Instructions to follow:
From the entries below, copy every line holding the word "matplotlib".

[Rows from a dataset of charts and code]
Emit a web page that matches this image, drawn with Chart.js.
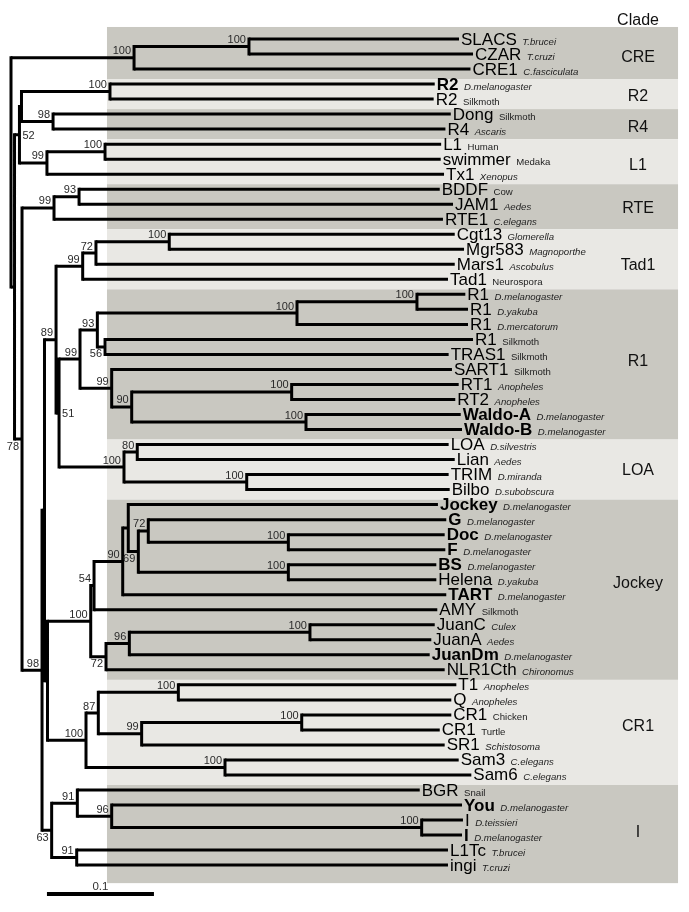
<!DOCTYPE html>
<html><head><meta charset="utf-8">
<script src="https://cdn.jsdelivr.net/npm/chart.js@4/dist/chart.umd.min.js"></script>
<style>html,body{margin:0;padding:0;background:#fff;}canvas{display:block;}</style>
</head><body>
<canvas id="c" width="689" height="912"></canvas>
<script>
// ---------------- DATA ----------------
const leafNames = ['SLACS','CZAR','CRE1','R2','R2','Dong','R4','L1','swimmer','Tx1','BDDF','JAM1','RTE1',
  'Cgt13','Mgr583','Mars1','Tad1','R1','R1','R1','R1','TRAS1','SART1','RT1','RT2','Waldo-A','Waldo-B',
  'LOA','Lian','TRIM','Bilbo','Jockey','G','Doc','F','BS','Helena','TART','AMY','JuanC','JuanA','JuanDm','NLR1Cth',
  'T1','Q','CR1','CR1','SR1','Sam3','Sam6','BGR','You','I','I','L1Tc','ingi'];
const leafHosts = ['T.brucei','T.cruzi','C.fasciculata','D.melanogaster','Silkmoth','Silkmoth','Ascaris','Human','Medaka','Xenopus',
  'Cow','Aedes','C.elegans','Glomerella','Magnoporthe','Ascobulus','Neurospora','D.melanogaster','D.yakuba','D.mercatorum',
  'Silkmoth','Silkmoth','Silkmoth','Anopheles','Anopheles','D.melanogaster','D.melanogaster','D.silvestris','Aedes','D.miranda',
  'D.subobscura','D.melanogaster','D.melanogaster','D.melanogaster','D.melanogaster','D.melanogaster','D.yakuba','D.melanogaster',
  'Silkmoth','Culex','Aedes','D.melanogaster','Chironomus','Anopheles','Anopheles','Chicken','Turtle','Schistosoma','C.elegans',
  'C.elegans','Snail','D.melanogaster','D.teissieri','D.melanogaster','T.brucei','T.cruzi'];
// distance from root (substitutions per site) at the tip of each leaf
const leafDepths = [0.4187,0.4318,0.4294,0.3960,0.3950,0.4110,0.4060,0.4020,0.4016,0.4047,0.4007,0.4131,0.4037,
  0.4147,0.4234,0.4147,0.4084,0.4246,0.4271,0.4271,0.4318,0.4090,0.4121,0.4184,0.4152,0.4203,0.4215,
  0.4090,0.4147,0.4090,0.4100,0.3990,0.4068,0.4053,0.4059,0.3975,0.3975,0.4068,0.3984,0.3960,0.3928,0.3913,0.4053,
  0.4162,0.4115,0.4115,0.4007,0.4053,0.4184,0.4302,0.3820,0.4215,0.4224,0.4215,0.4084,0.4084];
const leafParents = ['SC','SC','CRE','R2','R2','R4','R4','L1','L1','L1c','RTE93','RTE93','RTE',
  'Tad100','Tad100','Tad72','Tad','R1c','R1c','R1b','R1d','R1d','SART','RT','RT','Waldo','Waldo',
  'LOA80','LOA80','TB','TB','JkA','Jk72','DF','DF','BH','BH','Jk90','Jk54','JCA','JCA','Juan96','Juan',
  'TQ','TQ','CRp','CRp','CR99','Sam','Sam','I91a','I96','Ip','Ip','I91b','I91b'];
const boldLeaves = [3,25,26,31,32,33,34,35,37,41,51,53];

// internal nodes
const nodeIds = ['root','X','CRE','SC','N52','R2R4','R2','R4','L1c','L1','N78','RTE','RTE93','N98','P','N89',
  'Tad','Tad72','Tad100','N51','R1','R1a','R1b','R1c','R1d','SART','R1e','RT','Waldo','LOA','LOA80','TB',
  'J','Jk','Jk54','Jk90','JkA','Jk69','Jk72','DF','BH','Juan','Juan96','JCA','CR1','CR87','TQ','CR99','CRp','Sam',
  'N63','I91a','I96','Ip','I91b'];
const nodeParents = [null,'root','root','CRE','X','N52','R2R4','R2R4','N52','L1c','X','N78','RTE','N78','N98','P',
  'N89','Tad','Tad72','N89','N51','R1','R1a','R1b','R1a','R1','SART','R1e','R1e','N51','LOA','LOA',
  'P','J','Jk','Jk54','Jk90','JkA','Jk69','Jk72','Jk69','Jk','Juan','Juan96','J','CR1','CR87','CR87','CR99','CR1',
  'N98','N63','I91a','I96','N63'];
const nodeDepths = [0,0.0033,0.1150,0.2224,0.0079,0.0098,0.0925,0.0393,0.0336,0.0879,0.0103,0.0402,0.0636,0.0290,0.0313,0.0421,
  0.0670,0.0794,0.1479,0.0449,0.0645,0.0807,0.2673,0.3794,0.0879,0.0941,0.1128,0.2623,0.2757,0.1056,0.1180,0.2203,
  0.0341,0.0745,0.0776,0.1044,0.1096,0.1190,0.1283,0.2592,0.2592,0.0888,0.1106,0.2794,0.0701,0.0816,0.1564,0.1221,0.2717,0.2000,
  0.0380,0.0620,0.0941,0.3838,0.0614];
const nodeSupport = ['','',100,100,52,'',100,98,99,100,78,99,93,98,'',89,
  99,72,100,51,99,93,100,100,56,99,90,100,100,100,80,100,
  '',100,54,90,'',69,72,100,100,72,96,100,100,87,100,99,100,100,
  63,91,96,100,91];

const cladeNames = ['CRE','R2','R4','L1','RTE','Tad1','R1','LOA','Jockey','CR1','I'];
const cladeFirstLeaf = [0,3,5,7,10,13,17,27,31,43,50];
const cladeLastLeaf  = [2,4,6,9,12,16,26,30,42,49,55];
const cladeHeader = 'Clade';
const scaleBarLength = 0.1;
const scaleBarLabel = '0.1';

// ---------------- LAYOUT / STYLE ----------------
const supportBelow = ['N78','R1d','Jk69','Juan','N63'];
const supportRight = ['N52','N51'];
const uprightHosts = ['Silkmoth','Human','Medaka','Cow','Neurospora','Chicken','Turtle','Snail'];
const cladeLabelRows = [1.26,3.86,5.89,8.46,11.32,15.11,21.47,28.76,36.28,45.81,52.86];
const cladeHeaderRow = -1.2;
const cladeColumnX = 0.586;
const bandLeftX = 0.0897, bandRightX = 0.6234;
const scaleBarX = 0.0336, scaleBarRow = 56.92;
const DARK = '#c9c8c1', LIGHT = '#e9e8e4';
const FONT = '"Liberation Sans", Arial, Helvetica, sans-serif';

// ---------------- TREE GEOMETRY ----------------
const nIdx = {}; nodeIds.forEach((id, i) => nIdx[id] = i);
const kids = nodeIds.map(() => []);
leafParents.forEach((p, i) => kids[nIdx[p]].push({leaf: true, i}));
nodeParents.forEach((p, i) => { if (p) kids[nIdx[p]].push({leaf: false, i}); });
const nodeY = [];
function childY(c) { return c.leaf ? c.i : nodeRow(c.i); }
function nodeRow(i) {
  if (nodeY[i] !== undefined) return nodeY[i];
  const ys = kids[i].map(childY);
  nodeY[i] = (Math.min(...ys) + Math.max(...ys)) / 2;
  return nodeY[i];
}
nodeIds.forEach((_, i) => nodeRow(i));

const GAP = {x: null, y: null};
const horiz = [], vert = [];
leafNames.forEach((_, i) => {
  const pd = nodeDepths[nIdx[leafParents[i]]];
  horiz.push({x: pd, y: i}, {x: leafDepths[i], y: i}, GAP);
});
nodeIds.forEach((id, i) => {
  const p = nodeParents[i];
  if (p) horiz.push({x: nodeDepths[nIdx[p]], y: nodeY[i]}, {x: nodeDepths[i], y: nodeY[i]}, GAP);
  const ys = kids[i].map(childY);
  vert.push({x: nodeDepths[i], y: Math.min(...ys)}, {x: nodeDepths[i], y: Math.max(...ys)}, GAP);
});

// ---------------- PLUGINS ----------------
const bandsPlugin = {
  id: 'bands',
  beforeDatasetsDraw(chart) {
    const {ctx, scales: {x, y}} = chart;
    ctx.save();
    const n = cladeNames.length;
    for (let k = 0; k < n; k++) {
      const top = k === 0 ? cladeFirstLeaf[k] - 0.8 : cladeLastLeaf[k - 1] + 0.667;
      const bot = k === n - 1 ? cladeLastLeaf[k] + 1.2 : cladeLastLeaf[k] + 0.667;
      const x0 = x.getPixelForValue(bandLeftX), x1 = x.getPixelForValue(bandRightX);
      const y0 = y.getPixelForValue(top), y1 = y.getPixelForValue(bot);
      ctx.fillStyle = k % 2 === 0 ? DARK : LIGHT;
      ctx.fillRect(x0, y0, x1 - x0, y1 - y0);
    }
    ctx.restore();
  }
};

const textPlugin = {
  id: 'texts',
  afterDatasetsDraw(chart) {
    const {ctx, scales: {x, y}} = chart;
    ctx.save();
    // leaf labels
    ctx.textBaseline = 'alphabetic';
    ctx.textAlign = 'left';
    leafNames.forEach((name, i) => {
      const bx = x.getPixelForValue(leafDepths[i]) + 2;
      const by = y.getPixelForValue(i) + 5.5;
      ctx.font = (boldLeaves.includes(i) ? 'bold ' : '') + '17px ' + FONT;
      ctx.fillStyle = '#000';
      ctx.fillText(name, bx, by);
      const w = ctx.measureText(name).width;
      const host = leafHosts[i];
      ctx.font = (uprightHosts.includes(host) ? '' : 'italic ') + '9.6px ' + FONT;
      ctx.fillStyle = '#222';
      ctx.fillText(host, bx + w + 5.5, by);
    });
    // bootstrap values
    ctx.font = '11px ' + FONT;
    ctx.fillStyle = '#2a2a2a';
    nodeIds.forEach((id, i) => {
      const s = nodeSupport[i];
      if (s === '' || s === null) return;
      const nx = x.getPixelForValue(nodeDepths[i]);
      const ny = y.getPixelForValue(nodeY[i]);
      if (supportRight.includes(id)) {
        ctx.textAlign = 'left';
        ctx.fillText(String(s), nx + 3, ny + 4);
      } else if (supportBelow.includes(id)) {
        ctx.textAlign = 'right';
        ctx.fillText(String(s), nx - 3, ny + 10.5);
      } else {
        ctx.textAlign = 'right';
        ctx.fillText(String(s), nx - 3, ny - 3.5);
      }
    });
    // clade column
    ctx.textAlign = 'center';
    ctx.textBaseline = 'middle';
    ctx.fillStyle = '#111';
    ctx.font = '16px ' + FONT;
    const cx = x.getPixelForValue(cladeColumnX);
    ctx.fillText(cladeHeader, cx, y.getPixelForValue(cladeHeaderRow));
    cladeNames.forEach((c, k) => ctx.fillText(c, cx, y.getPixelForValue(cladeLabelRows[k])));
    // scale bar label
    ctx.font = '11.5px ' + FONT;
    ctx.fillStyle = '#333';
    ctx.textBaseline = 'alphabetic';
    ctx.fillText(scaleBarLabel, x.getPixelForValue(scaleBarX + scaleBarLength / 2), y.getPixelForValue(scaleBarRow) - 4);
    ctx.restore();
  }
};

// ---------------- CHART ----------------
new Chart(document.getElementById('c'), {
  type: 'scatter',
  data: {
    datasets: [
      {data: horiz, showLine: true, spanGaps: false, borderColor: '#000', borderWidth: 3,
       borderCapStyle: 'butt', pointRadius: 0, pointHoverRadius: 0, tension: 0},
      {data: vert, showLine: true, spanGaps: false, borderColor: '#000', borderWidth: 3,
       borderCapStyle: 'square', pointRadius: 0, pointHoverRadius: 0, tension: 0},
      {data: [{x: scaleBarX, y: scaleBarRow}, {x: scaleBarX + scaleBarLength, y: scaleBarRow}],
       showLine: true, borderColor: '#000', borderWidth: 4, borderCapStyle: 'butt', pointRadius: 0, pointHoverRadius: 0}
    ]
  },
  options: {
    responsive: false,
    animation: false,
    devicePixelRatio: 1,
    layout: {padding: 0},
    plugins: {legend: {display: false}, tooltip: {enabled: false}},
    events: [],
    scales: {
      x: {type: 'linear', display: false, min: -11 / 1070, max: 678 / 1070},
      y: {type: 'linear', display: false, reverse: true, min: -39 / 15.02, max: 873 / 15.02}
    }
  },
  plugins: [bandsPlugin, textPlugin]
});
</script>
</body></html>
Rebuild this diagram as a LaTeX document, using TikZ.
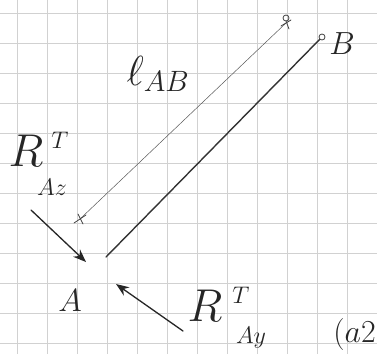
\documentclass[tikz,border=0pt]{standalone}
\usepackage{fix-cm}
\usetikzlibrary{arrows.meta,calc}
\begin{document}
\begin{tikzpicture}[x=1pt,y=-1pt,
  gridline/.style={draw=black!18, line width=0.6pt},
  bar/.style={draw=black!80, line width=1.4pt, line cap=round},
  dimline/.style={draw=black!65, line width=0.5pt, line cap=round},
  tick/.style={draw=black!75, line width=0.8pt, line cap=round},
  force/.style={draw=black!85, line width=1.3pt, line cap=round, -{Stealth[length=13pt,width=10pt]}},
  lbl/.style={text=black!85, inner sep=0pt},
  huge/.style={lbl, font=\fontsize{46}{48}\selectfont},
  big/.style={lbl, font=\fontsize{42}{44}\selectfont},
  mid/.style={lbl, font=\fontsize{32}{34}\selectfont},
  small/.style={lbl, font=\fontsize{24}{26}\selectfont}]
\useasboundingbox (0,0) rectangle (377,354);
\clip (0,0) rectangle (377,354);
\fill[white] (0,0) rectangle (377,354);
% paper grid
\foreach \x in {17,47,...,377} \draw[gridline] (\x,0) -- (\x,354);
\foreach \y in {13,43,...,354} \draw[gridline] (0,\y) -- (377,\y);
% bar A--B
\coordinate (A) at (106,257);
\coordinate (B) at (322,37);
\draw[bar] (A) -- (B);
\draw[tick, fill=white] (B) circle (3);
% dimension line
\coordinate (D1) at (80,219);
\coordinate (D2) at (286,23);
\draw[dimline] (D1) -- (D2);
\draw[tick] ($(D1)+(-6,4)$) -- ($(D1)+(6,-4)$);
\draw[tick] ($(D1)+(-2,-5)$) -- ($(D1)+(3,5)$);
\draw[tick] ($(D2)+(-5,3)$) -- ($(D2)+(5,-3)$);
\draw[tick] ($(D2)+(0,-2)$) -- ($(D2)+(3,6)$);
\draw[tick] ($(D2)+(0,-5)$) circle (3);
% labels
\node[big] (lab) at (158,74) {$\ell_{AB}$};
\node[mid] (labB) at (342,44) {$B$};
\node[mid] (labA) at (70,301) {$A$};
\node[huge] (Rz) at (26,151) {$R$};
\node[small] (Rzt) at (60,140) {$T$};
\node[small] (Rzs) at (52,187) {$Az$};
\node[huge] (Ry) at (205,306) {$R$};
\node[small] (Ryt) at (241,295) {$T$};
\node[small] (Rys) at (251,338) {$Ay$};
\node[mid, anchor=east] (a2) at (376,334) {$(a2$};
% forces
\coordinate (Fz0) at (31,210);
\coordinate (Fz1) at (86,262);
\draw[force] (Fz0) -- (Fz1);
\coordinate (Fy0) at (183,331);
\coordinate (Fy1) at (116,284);
\draw[force] (Fy0) -- (Fy1);
\end{tikzpicture}
\end{document}
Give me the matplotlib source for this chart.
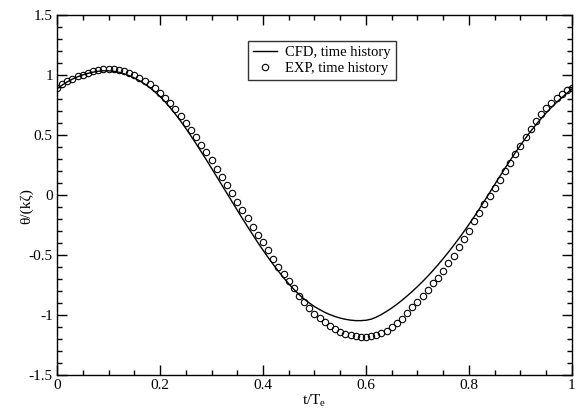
import numpy as np
import matplotlib
matplotlib.use("Agg")
import matplotlib.pyplot as plt
from matplotlib.ticker import MultipleLocator

plt.rcParams['font.family'] = ['Liberation Serif', 'DejaVu Serif']
plt.rcParams['mathtext.fontset'] = 'custom'
plt.rcParams['mathtext.rm'] = 'Liberation Serif'

# time axis (t/Te)
t_exp = [round(i * 0.01, 2) for i in range(101)]
t_cfd = [round(i * 0.01, 2) for i in range(101)]

# experimental data, theta/(k zeta)
exp_vals = [
    0.890, 0.920, 0.946, 0.968, 0.987, 1.003, 1.017, 1.029, 1.038, 1.045,
    1.048, 1.046, 1.040, 1.030, 1.016, 0.999, 0.978, 0.952, 0.922, 0.888,
    0.850, 0.808, 0.762, 0.712, 0.659, 0.603, 0.544, 0.483, 0.420, 0.355,
    0.288, 0.220, 0.151, 0.082, 0.012, -0.058, -0.127, -0.195, -0.263, -0.330,
    -0.395, -0.462, -0.535, -0.597, -0.655, -0.720, -0.778, -0.840, -0.894, -0.940,
    -0.989, -1.025, -1.060, -1.090, -1.115, -1.140, -1.157, -1.170, -1.178, -1.182,
    -1.182, -1.177, -1.167, -1.152, -1.130, -1.103, -1.070, -1.030, -0.982, -0.936,
    -0.889, -0.838, -0.788, -0.736, -0.690, -0.632, -0.570, -0.505, -0.435, -0.368,
    -0.300, -0.220, -0.150, -0.075, -0.010, 0.060, 0.126, 0.200, 0.270, 0.340,
    0.410, 0.480, 0.550, 0.615, 0.672, 0.724, 0.770, 0.810, 0.843, 0.870,
    0.890,
]

# CFD time history
cfd_vals = [
    0.885, 0.915, 0.942, 0.965, 0.984, 1.000, 1.013, 1.023, 1.030, 1.034,
    1.034, 1.030, 1.022, 1.010, 0.994, 0.975, 0.952, 0.925, 0.894, 0.859,
    0.820, 0.775, 0.725, 0.672, 0.615, 0.555, 0.492, 0.427, 0.360, 0.292,
    0.223, 0.153, 0.083, 0.013, -0.057, -0.127, -0.196, -0.264, -0.331, -0.397,
    -0.460, -0.521, -0.580, -0.636, -0.690, -0.740, -0.787, -0.830, -0.868, -0.900,
    -0.930, -0.955, -0.978, -0.997, -1.013, -1.026, -1.036, -1.043, -1.047, -1.047,
    -1.044, -1.035, -1.018, -0.996, -0.970, -0.942, -0.911, -0.877, -0.841, -0.803,
    -0.763, -0.721, -0.677, -0.630, -0.581, -0.530, -0.477, -0.422, -0.365, -0.306,
    -0.245, -0.182, -0.117, -0.050, 0.018, 0.087, 0.155, 0.222, 0.288, 0.352,
    0.414, 0.474, 0.531, 0.585, 0.636, 0.684, 0.729, 0.771, 0.810, 0.847,
    0.882,
]

x_ticks = [0, 0.2, 0.4, 0.6, 0.8, 1.0]
x_ticklabels = ['0', '0.2', '0.4', '0.6', '0.8', '1']
y_ticks = [-1.5, -1, -0.5, 0, 0.5, 1, 1.5]
y_ticklabels = ['-1.5', '-1', '-0.5', '0', '0.5', '1', '1.5']

fig = plt.figure(figsize=(5.76, 4.13), dpi=100)
ax = fig.add_axes([0.099, 0.092, 0.894, 0.872])

ax.plot(t_cfd, cfd_vals, color='black', lw=1.0, label='CFD, time history')
ax.plot(t_exp, exp_vals, linestyle='none', marker='o', ms=4.6, mfc='none',
        mec='black', mew=0.8, label='EXP, time history')

ax.set_xlim(0, 1)
ax.set_ylim(-1.5, 1.5)
ax.set_xticks(x_ticks)
ax.set_xticklabels(x_ticklabels)
ax.set_yticks(y_ticks)
ax.set_yticklabels(y_ticklabels)
ax.xaxis.set_minor_locator(MultipleLocator(0.05))
ax.yaxis.set_minor_locator(MultipleLocator(0.1))

ax.tick_params(which='both', direction='in', top=True, right=True,
               labelsize=11, width=1.0)
ax.tick_params(which='major', length=7.2, pad=3)
ax.tick_params(which='minor', length=3.6)
for s in ax.spines.values():
    s.set_linewidth(1.0)

ax.set_xlabel('t/T$_\\mathregular{e}$', fontsize=11, labelpad=0)
ax.set_ylabel('θ/(kζ)', fontsize=11)
ax.yaxis.set_label_coords(-0.047, 0.47)

leg = ax.legend(loc='upper left', bbox_to_anchor=(0.371, 0.928),
                borderaxespad=0, fontsize=10.5, frameon=True, fancybox=False,
                edgecolor='black', handlelength=1.6, handletextpad=0.6,
                borderpad=0.35, labelspacing=0.2)
leg.get_frame().set_linewidth(1.0)

fig.savefig('out.png', dpi=100)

Answer for this exercise:
Give me the matplotlib source for this chart.
import matplotlib
matplotlib.use("Agg")
import matplotlib.pyplot as plt
from matplotlib.ticker import MultipleLocator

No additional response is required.